Synthesis and Characterization of Z-Scheme Heterojunction CoWO4/RGO/g-C3N4 as a Visible Light-Driven Photocatalyst for Novel Removal of Organic Pollutant

Abstract

In this study, novel Z-scheme heterojunction photocatalyst CoWO4/RGO/g-C3N4 was successfully fabricated by a facial hydrothermal. Obtained morphology and topography studies indicated that deposition of reduced graphene oxide (RGO) and CoWO4 nanoparticles did not affect the structure of g-C3N4 sheets. However, optical results showed that visible light absorption of the material was significantly improved. The synthesized heterojunction photocatalyst exhibited improved photocatalytic performance in the novel degradation of rhodamine B, even upon visible irradiation. The improved photocatalytic performance was ascribed to interfacial contact between g-C3N4 and CoWO4 in a Z-scheme heterojunction in which RGO served as electron mediator accelerating its transfer between g-C3N4 and CoWO4 to minimize recombination of photogenerated electron-hole pairs.
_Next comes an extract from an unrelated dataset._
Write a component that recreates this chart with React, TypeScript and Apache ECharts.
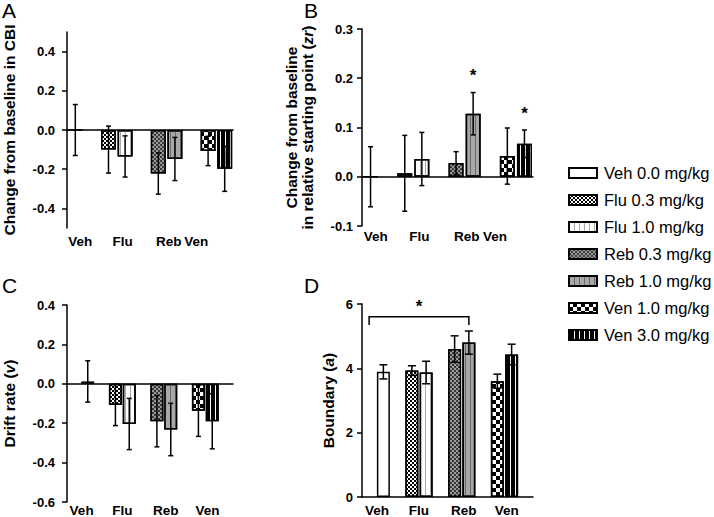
import React, { useEffect, useRef } from 'react';
import * as echarts from 'echarts';

const FONT = 'Liberation Sans, Arial, Helvetica, sans-serif';

const seriesNames = ['Veh 0.0 mg/kg', 'Flu 0.3 mg/kg', 'Flu 1.0 mg/kg', 'Reb 0.3 mg/kg', 'Reb 1.0 mg/kg', 'Ven 1.0 mg/kg', 'Ven 3.0 mg/kg'];
const groupLabels = ['Veh', 'Flu', 'Reb', 'Ven'];

// Panel A: change from baseline in CBI
const cbiMean = [0, -0.1, -0.135, -0.222, -0.148, -0.107, -0.198];
const cbiErr = [0.13, 0.12, 0.105, 0.105, 0.11, 0.075, 0.115];
// Panel B: change from baseline in relative starting point (zr)
const zrMean = [0, 0.007, 0.036, 0.028, 0.128, 0.042, 0.067];
const zrErr = [0.061, 0.077, 0.054, 0.023, 0.043, 0.057, 0.028];
// Panel C: drift rate (v)
const driftMean = [0.012, -0.107, -0.204, -0.19, -0.232, -0.137, -0.19];
const driftErr = [0.105, 0.105, 0.13, 0.13, 0.133, 0.13, 0.14];
// Panel D: boundary (a)
const boundMean = [3.89, 3.93, 3.87, 4.6, 4.8, 3.6, 4.43];
const boundErr = [0.22, 0.15, 0.35, 0.41, 0.36, 0.22, 0.32];

// tick values
const ticksA = [-0.4, -0.2, 0, 0.2, 0.4];

// significance marks: [seriesIndex, y]
const starsB = [[4, 0.205], [6, 0.129]];
// bracket in D: [fromSlot, toSlot, yTop, yBottom, starY]
const bracketD = [[0, 7, 5.6, 5.35, 5.93]];

// layout
const slotsAB = [0, 2, 3, 5, 6, 8, 9];
const slotsCD = [1, 3, 4, 6, 7, 9, 10];
const labelPosAB = [0.08, 0.335, 0.613, 0.778];
const labelPosCD = [0.088, 0.333, 0.595, 0.846];

const fills = ['#ffffff', '#ffffff', '#ffffff', '#3a3a3a', '#a8a8a8', '#ffffff', '#000000'];
const decals: any[] = [
  'none',
  { symbol: 'rect', symbolSize: 1, color: '#000000', dashArrayX: [[2, 2], [0, 2, 2, 0]], dashArrayY: [2, 0] },
  { symbol: 'rect', symbolSize: 1, color: '#aaaaaa', dashArrayX: [1, 4], dashArrayY: [1, 0] },
  { symbol: 'rect', symbolSize: 1, color: '#9a9a9a', dashArrayX: [[2, 2], [0, 2, 2, 0]], dashArrayY: [2, 0] },
  { symbol: 'rect', symbolSize: 1, color: '#6a6a6a', dashArrayX: [1, 4], dashArrayY: [1, 0] },
  { symbol: 'rect', symbolSize: 1, color: '#000000', dashArrayX: [[4, 4], [0, 4, 4, 0]], dashArrayY: [4, 0] },
  { symbol: 'rect', symbolSize: 1, color: '#ffffff', dashArrayX: [1, 4], dashArrayY: [1, 0] },
];

const NAME_SIZE = 15.5;
const richName = {
  i: { fontStyle: 'italic', fontWeight: 'bold', fontSize: NAME_SIZE, fontFamily: FONT, color: '#000' },
};

const panels = [
  {
    grid: { left: 63, top: 32, width: 170, height: 196 }, n: 10, slots: slotsAB, mean: cbiMean, err: cbiErr,
    yMin: -0.5, yMax: 0.5, interval: undefined as any, custom: ticksA, dec: 1,
    name: 'Change from baseline in CBI', nameGap: 50, yMargin: 12, labelPos: labelPosAB, xMargin: 6, cap: 5, barW: 15,
  },
  {
    grid: { left: 362, top: 29, width: 171, height: 197 }, n: 10, slots: slotsAB, mean: zrMean, err: zrErr,
    yMin: -0.1, yMax: 0.3, interval: 0.1, custom: undefined as any, dec: 1,
    name: 'Change from baseline\nin relative starting point ({i|zr})', nameGap: 47, yMargin: 9, labelPos: labelPosAB, xMargin: 3, cap: 5, barW: 15,
  },
  {
    grid: { left: 63, top: 305, width: 170, height: 197 }, n: 12, slots: slotsCD, mean: driftMean, err: driftErr,
    yMin: -0.6, yMax: 0.4, interval: 0.2, custom: undefined as any, dec: 1,
    name: 'Drift rate ({i|v})', nameGap: 50, yMargin: 12, labelPos: labelPosCD, xMargin: 1, cap: 5, barW: 13,
  },
  {
    grid: { left: 362, top: 304, width: 171, height: 196 }, n: 12, slots: slotsCD, mean: boundMean, err: boundErr,
    yMin: 0, yMax: 6, interval: 2, custom: undefined as any, dec: 0,
    name: 'Boundary ({i|a})', nameGap: 26, yMargin: 9, labelPos: labelPosCD, xMargin: 6, cap: 8, barW: 13,
  },
];

function buildOption() {
  const grid: any[] = [];
  const xAxis: any[] = [];
  const yAxis: any[] = [];
  const series: any[] = [];

  panels.forEach((p, g) => {
    grid.push({ ...p.grid, containLabel: false });
    xAxis.push({
      type: 'category', gridIndex: g, position: 'bottom',
      data: Array.from({ length: p.n }, (_, k) => 's' + k),
      axisLine: { show: true, onZero: true, lineStyle: { color: '#000', width: 1.5 } },
      axisTick: { show: false }, axisLabel: { show: false }, splitLine: { show: false },
    });
    const lp = p.labelPos;
    xAxis.push({
      type: 'value', gridIndex: g, position: 'bottom', min: 0, max: 1,
      axisLine: { show: false, onZero: false }, axisTick: { show: false }, splitLine: { show: false },
      axisLabel: {
        show: true, customValues: lp, margin: p.xMargin,
        color: '#000', fontWeight: 'bold', fontSize: 13.5, fontFamily: FONT,
        formatter: (v: number) => {
          const idx = lp.findIndex((q) => Math.abs(q - v) < 1e-6);
          return idx >= 0 ? groupLabels[idx] : '';
        },
      },
    });
    const dec = p.dec;
    yAxis.push({
      type: 'value', gridIndex: g, min: p.yMin, max: p.yMax,
      ...(p.interval !== undefined ? { interval: p.interval } : {}),
      axisLine: { show: true, onZero: false, lineStyle: { color: '#000', width: 1.5 } },
      axisTick: { show: true, length: 5, lineStyle: { color: '#000', width: 1.5 }, ...(p.custom ? { customValues: p.custom } : {}) },
      axisLabel: {
        color: '#000', fontWeight: 'bold', fontSize: 13, fontFamily: FONT, margin: p.yMargin,
        formatter: (v: number) => (Math.abs(v) < 1e-9 ? 0 : v).toFixed(dec),
        ...(p.custom ? { customValues: p.custom } : {}),
      },
      splitLine: { show: false },
      name: p.name, nameLocation: 'middle', nameGap: p.nameGap, nameRotate: 90,
      nameTextStyle: { color: '#000', fontWeight: 'bold', fontSize: NAME_SIZE, fontFamily: FONT, lineHeight: 16, rich: richName },
    });

    seriesNames.forEach((nm, i) => {
      const arr: any[] = Array.from({ length: p.n }, () => null);
      arr[p.slots[i]] = p.mean[i];
      series.push({
        type: 'bar', name: nm, xAxisIndex: 2 * g, yAxisIndex: g, data: arr,
        barWidth: p.barW, barGap: '-100%', z: 2, silent: true,
        itemStyle: { color: fills[i], borderColor: '#000', borderWidth: 1.5, decal: decals[i] },
      });
    });

    const cap = p.cap;
    series.push({
      type: 'custom', name: 'err' + g, xAxisIndex: 2 * g, yAxisIndex: g, z: 5, silent: true,
      data: p.slots.map((s, i) => [s, p.mean[i], p.err[i]]),
      encode: { x: 0, y: 1 },
      renderItem: (params: any, api: any) => {
        const x = api.value(0);
        const m = api.value(1);
        const e = api.value(2);
        const t = api.coord([x, m + e]);
        const b = api.coord([x, m - e]);
        const st = { stroke: '#000', lineWidth: 1.5 };
        const w = cap / 2;
        return {
          type: 'group',
          children: [
            { type: 'line', shape: { x1: t[0], y1: t[1], x2: b[0], y2: b[1] }, style: st },
            { type: 'line', shape: { x1: t[0] - w, y1: t[1], x2: t[0] + w, y2: t[1] }, style: st },
            { type: 'line', shape: { x1: b[0] - w, y1: b[1], x2: b[0] + w, y2: b[1] }, style: st },
          ],
        };
      },
    });
  });

  // stars in B
  series.push({
    type: 'custom', name: 'starsB', xAxisIndex: 2, yAxisIndex: 1, z: 6, silent: true,
    data: starsB.map(([si, y]) => [slotsAB[si], y]),
    encode: { x: 0, y: 1 },
    renderItem: (params: any, api: any) => {
      const c = api.coord([api.value(0), api.value(1)]);
      return {
        type: 'text', x: c[0], y: c[1],
        style: { text: '*', fill: '#000', fontSize: 17, fontWeight: 'bold', fontFamily: FONT, align: 'center', verticalAlign: 'middle' },
      };
    },
  });

  // bracket in D
  series.push({
    type: 'custom', name: 'bracketD', xAxisIndex: 6, yAxisIndex: 3, z: 6, silent: true,
    data: bracketD,
    encode: { x: [0, 1], y: [2, 3] },
    renderItem: (params: any, api: any) => {
      const x0 = api.value(0), x1 = api.value(1), yt = api.value(2), yb = api.value(3), ys = api.value(4);
      const a = api.coord([x0, yb]);
      const b = api.coord([x0, yt]);
      const c = api.coord([x1, yt]);
      const d = api.coord([x1, yb]);
      const s = api.coord([x0, ys]);
      return {
        type: 'group',
        children: [
          { type: 'polyline', shape: { points: [a, b, c, d] }, style: { stroke: '#000', lineWidth: 1.5, fill: 'none' } },
          {
            type: 'text', x: (b[0] + c[0]) / 2, y: s[1],
            style: { text: '*', fill: '#000', fontSize: 17, fontWeight: 'bold', fontFamily: FONT, align: 'center', verticalAlign: 'middle' },
          },
        ],
      };
    },
  });

  return {
    animation: false,
    backgroundColor: '#ffffff',
    grid, xAxis, yAxis, series,
    legend: {
      data: seriesNames, orient: 'vertical', left: 563, top: 159,
      itemWidth: 28, itemHeight: 10, itemGap: 9, icon: 'rect', selectedMode: false,
      textStyle: { color: '#000', fontSize: 16.5, fontFamily: FONT, lineHeight: 18, padding: [0, 0, 0, 2] },
    },
    graphic: [
      { type: 'text', left: 2, top: 0, style: { text: 'A', fontSize: 21, fill: '#000', fontFamily: FONT } },
      { type: 'text', left: 304, top: 0, style: { text: 'B', fontSize: 21, fill: '#000', fontFamily: FONT } },
      { type: 'text', left: 2, top: 275, style: { text: 'C', fontSize: 21, fill: '#000', fontFamily: FONT } },
      { type: 'text', left: 304, top: 275, style: { text: 'D', fontSize: 21, fill: '#000', fontFamily: FONT } },
    ],
  };
}

export default function App() {
  const ref = useRef<HTMLDivElement>(null);
  useEffect(() => {
    const chart = echarts.init(ref.current!, null, { renderer: 'svg' });
    chart.setOption(buildOption() as any);
    return () => chart.dispose();
  }, []);
  return <div ref={ref} style={{ position: 'absolute', left: 0, top: 0, width: 714, height: 517, background: '#fff' }} />;
}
Therefore, rhodamine B degradation by CoWO4/RGO/g-C3N4 was 1.87 times higher than pristine g-C3N4. The synthesized heterojunction was relatively stable with no distinct reduction in photocatalytic activity after three recycling runs. The fabrication of heterojunction CoWO4/RGO/g-C3N4 is an efficient strategy to develop high-performance photocatalysts for various photocatalytic applications.